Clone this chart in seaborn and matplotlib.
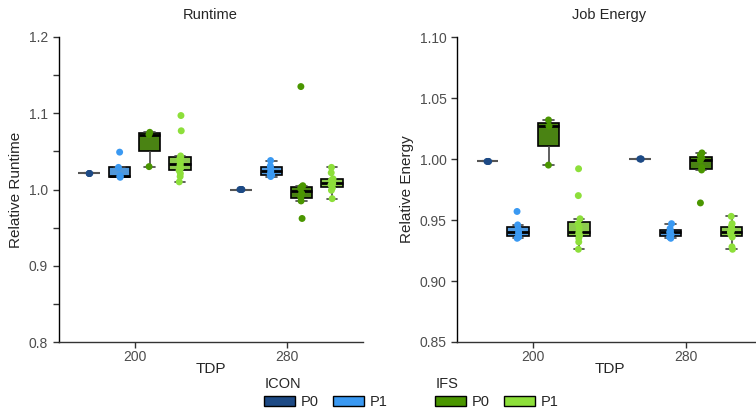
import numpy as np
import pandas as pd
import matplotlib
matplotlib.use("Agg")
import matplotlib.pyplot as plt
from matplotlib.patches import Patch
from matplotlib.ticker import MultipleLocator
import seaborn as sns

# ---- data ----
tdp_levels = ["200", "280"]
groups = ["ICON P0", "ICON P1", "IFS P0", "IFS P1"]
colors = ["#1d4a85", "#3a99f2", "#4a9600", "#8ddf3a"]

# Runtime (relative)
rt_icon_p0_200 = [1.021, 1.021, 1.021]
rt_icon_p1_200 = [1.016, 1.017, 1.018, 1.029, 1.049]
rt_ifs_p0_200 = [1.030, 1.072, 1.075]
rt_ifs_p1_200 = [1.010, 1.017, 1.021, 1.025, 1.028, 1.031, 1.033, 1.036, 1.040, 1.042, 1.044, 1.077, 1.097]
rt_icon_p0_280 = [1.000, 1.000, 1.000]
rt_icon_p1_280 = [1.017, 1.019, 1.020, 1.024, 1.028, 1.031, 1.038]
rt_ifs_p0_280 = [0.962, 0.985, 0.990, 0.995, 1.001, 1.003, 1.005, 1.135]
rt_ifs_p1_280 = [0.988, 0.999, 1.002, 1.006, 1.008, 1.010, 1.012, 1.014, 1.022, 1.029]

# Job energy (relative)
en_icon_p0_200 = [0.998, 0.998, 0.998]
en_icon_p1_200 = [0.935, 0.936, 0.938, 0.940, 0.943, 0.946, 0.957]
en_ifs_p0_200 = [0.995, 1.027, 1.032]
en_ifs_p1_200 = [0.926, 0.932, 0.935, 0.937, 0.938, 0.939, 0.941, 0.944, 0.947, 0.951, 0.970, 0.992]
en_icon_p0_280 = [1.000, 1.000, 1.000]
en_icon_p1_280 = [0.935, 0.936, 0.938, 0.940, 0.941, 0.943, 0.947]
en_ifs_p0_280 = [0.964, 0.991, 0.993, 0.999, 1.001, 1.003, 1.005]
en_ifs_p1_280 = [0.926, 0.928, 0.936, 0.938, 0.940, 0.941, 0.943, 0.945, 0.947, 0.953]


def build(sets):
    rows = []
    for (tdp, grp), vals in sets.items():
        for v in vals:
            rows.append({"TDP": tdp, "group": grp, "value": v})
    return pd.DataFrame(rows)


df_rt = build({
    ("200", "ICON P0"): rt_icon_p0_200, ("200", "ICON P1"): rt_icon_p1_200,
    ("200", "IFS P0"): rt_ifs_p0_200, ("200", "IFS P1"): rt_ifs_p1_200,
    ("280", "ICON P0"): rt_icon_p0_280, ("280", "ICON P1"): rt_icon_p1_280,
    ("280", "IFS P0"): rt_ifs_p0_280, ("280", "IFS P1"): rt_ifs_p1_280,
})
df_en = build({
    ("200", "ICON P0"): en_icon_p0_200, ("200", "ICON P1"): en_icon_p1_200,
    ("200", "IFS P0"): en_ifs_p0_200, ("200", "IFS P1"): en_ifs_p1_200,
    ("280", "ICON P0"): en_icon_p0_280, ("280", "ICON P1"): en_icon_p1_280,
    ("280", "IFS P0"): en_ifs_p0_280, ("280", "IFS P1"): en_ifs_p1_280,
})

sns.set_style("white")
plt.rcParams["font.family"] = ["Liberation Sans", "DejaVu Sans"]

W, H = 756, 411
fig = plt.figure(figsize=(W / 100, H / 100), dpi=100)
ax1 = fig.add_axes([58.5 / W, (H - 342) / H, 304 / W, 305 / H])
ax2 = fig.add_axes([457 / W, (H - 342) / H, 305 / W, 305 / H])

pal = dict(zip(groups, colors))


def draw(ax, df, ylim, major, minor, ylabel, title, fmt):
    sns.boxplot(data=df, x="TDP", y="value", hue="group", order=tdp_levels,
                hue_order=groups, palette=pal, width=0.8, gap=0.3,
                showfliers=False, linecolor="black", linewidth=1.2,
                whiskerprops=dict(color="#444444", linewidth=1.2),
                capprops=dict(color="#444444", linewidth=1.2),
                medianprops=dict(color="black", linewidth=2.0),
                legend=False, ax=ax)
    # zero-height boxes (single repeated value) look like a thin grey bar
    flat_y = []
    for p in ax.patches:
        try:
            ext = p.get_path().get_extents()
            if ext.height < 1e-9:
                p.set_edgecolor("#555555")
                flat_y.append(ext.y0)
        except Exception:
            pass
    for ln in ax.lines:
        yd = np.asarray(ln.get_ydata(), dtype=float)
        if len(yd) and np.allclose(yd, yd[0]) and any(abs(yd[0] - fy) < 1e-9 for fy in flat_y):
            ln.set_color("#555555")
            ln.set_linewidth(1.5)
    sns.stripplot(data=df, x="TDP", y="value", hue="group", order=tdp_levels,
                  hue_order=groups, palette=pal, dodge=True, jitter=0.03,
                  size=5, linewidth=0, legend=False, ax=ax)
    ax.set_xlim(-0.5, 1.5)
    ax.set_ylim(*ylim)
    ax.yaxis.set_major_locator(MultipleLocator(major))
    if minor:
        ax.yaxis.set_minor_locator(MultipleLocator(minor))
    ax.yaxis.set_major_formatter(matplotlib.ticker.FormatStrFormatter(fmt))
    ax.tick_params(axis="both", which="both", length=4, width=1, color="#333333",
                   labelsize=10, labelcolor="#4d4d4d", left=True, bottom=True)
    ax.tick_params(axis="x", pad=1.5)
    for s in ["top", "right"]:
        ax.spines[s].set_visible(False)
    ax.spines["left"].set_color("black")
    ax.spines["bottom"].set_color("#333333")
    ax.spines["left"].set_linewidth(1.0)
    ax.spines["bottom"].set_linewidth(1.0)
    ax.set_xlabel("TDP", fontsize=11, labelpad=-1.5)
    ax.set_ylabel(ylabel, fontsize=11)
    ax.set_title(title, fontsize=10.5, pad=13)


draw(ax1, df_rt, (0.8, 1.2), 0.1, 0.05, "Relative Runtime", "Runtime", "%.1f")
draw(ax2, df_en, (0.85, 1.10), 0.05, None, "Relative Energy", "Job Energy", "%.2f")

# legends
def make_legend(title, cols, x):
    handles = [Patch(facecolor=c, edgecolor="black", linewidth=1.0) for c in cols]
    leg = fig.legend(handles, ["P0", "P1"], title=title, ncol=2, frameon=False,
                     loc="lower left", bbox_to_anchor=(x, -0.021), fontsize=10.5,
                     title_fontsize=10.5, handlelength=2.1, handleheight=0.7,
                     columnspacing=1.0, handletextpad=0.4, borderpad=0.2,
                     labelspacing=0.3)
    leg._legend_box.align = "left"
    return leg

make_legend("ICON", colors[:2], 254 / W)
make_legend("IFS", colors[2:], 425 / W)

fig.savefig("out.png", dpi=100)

...

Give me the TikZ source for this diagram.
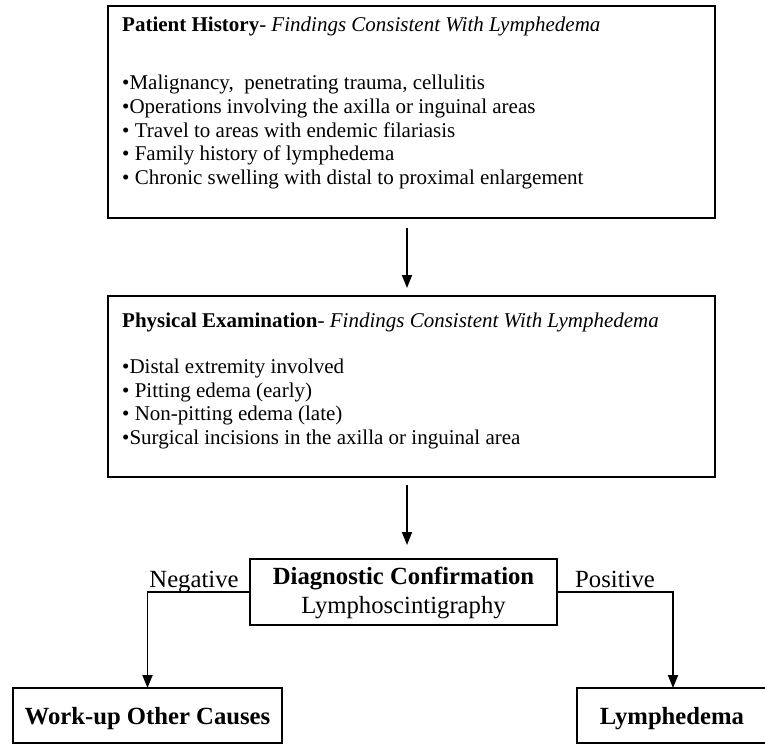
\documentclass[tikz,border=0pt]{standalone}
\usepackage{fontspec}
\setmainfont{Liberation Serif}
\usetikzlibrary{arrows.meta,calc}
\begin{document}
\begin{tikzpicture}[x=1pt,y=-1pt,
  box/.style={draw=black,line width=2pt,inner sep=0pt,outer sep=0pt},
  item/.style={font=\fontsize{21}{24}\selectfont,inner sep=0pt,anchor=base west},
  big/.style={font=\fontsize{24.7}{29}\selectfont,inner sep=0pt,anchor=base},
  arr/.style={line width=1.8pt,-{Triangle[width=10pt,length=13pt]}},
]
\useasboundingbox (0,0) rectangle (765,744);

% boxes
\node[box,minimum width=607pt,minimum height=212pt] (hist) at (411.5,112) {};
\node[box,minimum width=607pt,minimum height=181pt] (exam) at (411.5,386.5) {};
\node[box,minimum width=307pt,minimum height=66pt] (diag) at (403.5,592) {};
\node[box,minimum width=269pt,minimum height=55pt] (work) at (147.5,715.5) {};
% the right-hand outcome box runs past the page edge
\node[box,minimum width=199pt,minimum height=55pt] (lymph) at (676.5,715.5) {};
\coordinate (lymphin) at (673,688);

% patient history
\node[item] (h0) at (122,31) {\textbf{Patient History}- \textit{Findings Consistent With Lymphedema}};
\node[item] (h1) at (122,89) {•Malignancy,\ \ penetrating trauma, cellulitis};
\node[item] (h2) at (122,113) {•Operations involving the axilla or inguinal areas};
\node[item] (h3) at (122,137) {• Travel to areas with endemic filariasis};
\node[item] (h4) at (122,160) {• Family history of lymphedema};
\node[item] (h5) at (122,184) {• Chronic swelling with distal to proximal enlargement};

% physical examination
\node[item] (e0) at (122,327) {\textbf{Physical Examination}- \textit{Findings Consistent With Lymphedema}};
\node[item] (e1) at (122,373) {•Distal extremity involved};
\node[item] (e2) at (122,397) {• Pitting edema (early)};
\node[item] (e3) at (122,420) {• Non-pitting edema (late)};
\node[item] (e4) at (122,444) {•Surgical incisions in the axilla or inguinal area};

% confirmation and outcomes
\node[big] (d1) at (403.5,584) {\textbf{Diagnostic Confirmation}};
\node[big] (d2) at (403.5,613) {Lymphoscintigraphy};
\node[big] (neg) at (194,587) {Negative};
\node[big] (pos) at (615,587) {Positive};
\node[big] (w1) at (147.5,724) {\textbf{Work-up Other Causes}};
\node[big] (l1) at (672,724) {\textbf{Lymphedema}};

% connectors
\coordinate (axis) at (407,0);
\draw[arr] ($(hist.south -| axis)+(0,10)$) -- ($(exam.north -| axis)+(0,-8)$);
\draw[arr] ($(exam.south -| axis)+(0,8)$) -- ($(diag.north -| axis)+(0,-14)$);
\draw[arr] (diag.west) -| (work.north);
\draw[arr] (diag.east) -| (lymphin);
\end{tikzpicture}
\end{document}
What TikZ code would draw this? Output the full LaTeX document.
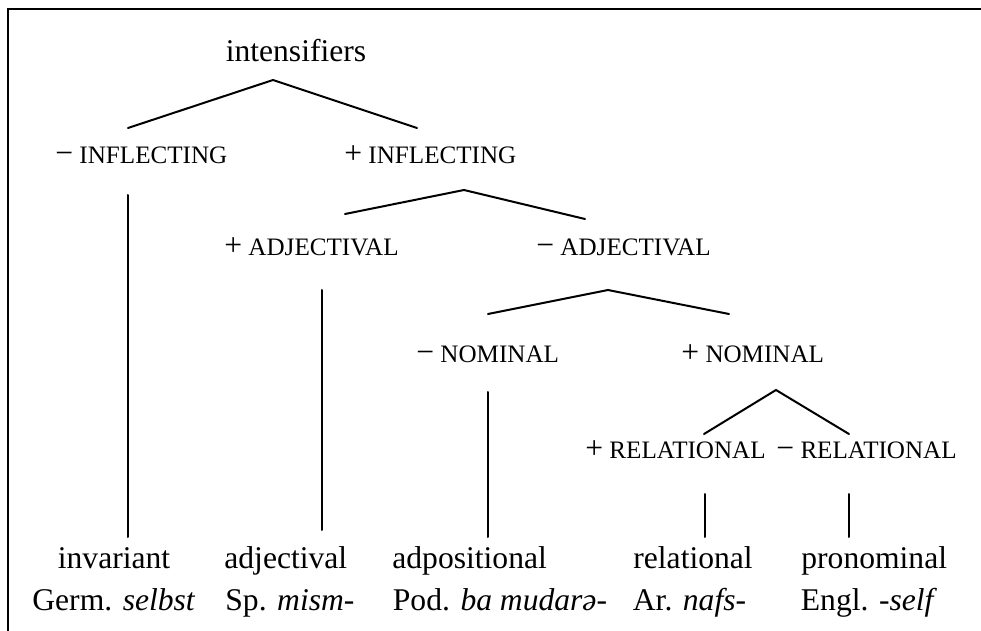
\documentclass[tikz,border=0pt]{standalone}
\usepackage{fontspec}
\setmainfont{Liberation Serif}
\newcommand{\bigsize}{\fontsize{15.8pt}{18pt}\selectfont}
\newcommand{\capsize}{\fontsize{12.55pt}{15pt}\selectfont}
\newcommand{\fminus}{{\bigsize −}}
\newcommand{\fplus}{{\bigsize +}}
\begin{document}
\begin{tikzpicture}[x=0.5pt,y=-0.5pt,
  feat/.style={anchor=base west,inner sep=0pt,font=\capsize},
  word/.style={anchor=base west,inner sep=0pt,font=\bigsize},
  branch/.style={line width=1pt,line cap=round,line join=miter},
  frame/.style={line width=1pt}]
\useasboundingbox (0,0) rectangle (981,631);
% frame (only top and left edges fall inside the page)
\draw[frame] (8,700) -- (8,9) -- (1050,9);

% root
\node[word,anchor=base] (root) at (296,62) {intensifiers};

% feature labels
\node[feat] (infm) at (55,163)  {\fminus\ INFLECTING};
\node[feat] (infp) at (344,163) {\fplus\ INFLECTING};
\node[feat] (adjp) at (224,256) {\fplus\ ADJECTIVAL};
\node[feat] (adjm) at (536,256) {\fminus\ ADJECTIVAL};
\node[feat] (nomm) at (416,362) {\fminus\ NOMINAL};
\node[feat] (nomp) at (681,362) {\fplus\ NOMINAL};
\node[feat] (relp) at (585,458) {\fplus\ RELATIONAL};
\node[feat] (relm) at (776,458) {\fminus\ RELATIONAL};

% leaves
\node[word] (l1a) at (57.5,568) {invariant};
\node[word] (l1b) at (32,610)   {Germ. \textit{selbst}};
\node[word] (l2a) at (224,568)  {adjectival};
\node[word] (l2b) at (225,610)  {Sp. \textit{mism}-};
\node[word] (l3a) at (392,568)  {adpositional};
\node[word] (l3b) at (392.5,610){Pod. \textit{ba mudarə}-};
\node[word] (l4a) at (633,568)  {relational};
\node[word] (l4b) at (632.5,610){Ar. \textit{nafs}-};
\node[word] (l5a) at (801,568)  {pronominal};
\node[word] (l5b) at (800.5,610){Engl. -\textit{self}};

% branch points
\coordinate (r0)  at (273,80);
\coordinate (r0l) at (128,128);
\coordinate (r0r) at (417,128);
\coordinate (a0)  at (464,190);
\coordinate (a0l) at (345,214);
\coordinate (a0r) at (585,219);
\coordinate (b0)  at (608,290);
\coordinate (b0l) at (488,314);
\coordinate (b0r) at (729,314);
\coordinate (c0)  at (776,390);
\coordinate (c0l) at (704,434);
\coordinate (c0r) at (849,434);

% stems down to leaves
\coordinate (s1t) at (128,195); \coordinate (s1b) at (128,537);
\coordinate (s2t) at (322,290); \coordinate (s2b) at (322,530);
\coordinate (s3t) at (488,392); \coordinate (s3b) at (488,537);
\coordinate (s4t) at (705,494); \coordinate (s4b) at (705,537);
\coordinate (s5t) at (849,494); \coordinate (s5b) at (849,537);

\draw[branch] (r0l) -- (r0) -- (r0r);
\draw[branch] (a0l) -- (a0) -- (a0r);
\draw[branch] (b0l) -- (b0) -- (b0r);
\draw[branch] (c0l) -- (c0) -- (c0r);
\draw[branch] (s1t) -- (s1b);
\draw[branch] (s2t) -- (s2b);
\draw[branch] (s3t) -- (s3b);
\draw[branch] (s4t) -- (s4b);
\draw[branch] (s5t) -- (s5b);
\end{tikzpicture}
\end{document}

*THE TASK*
Pick out and copy the lines of the material that include the word "this".

*FULL ANSWER*
Clone this chart in seaborn and matplotlib.
Give me the TikZ source for this diagram.
What TikZ code would draw this? Output the full LaTeX document.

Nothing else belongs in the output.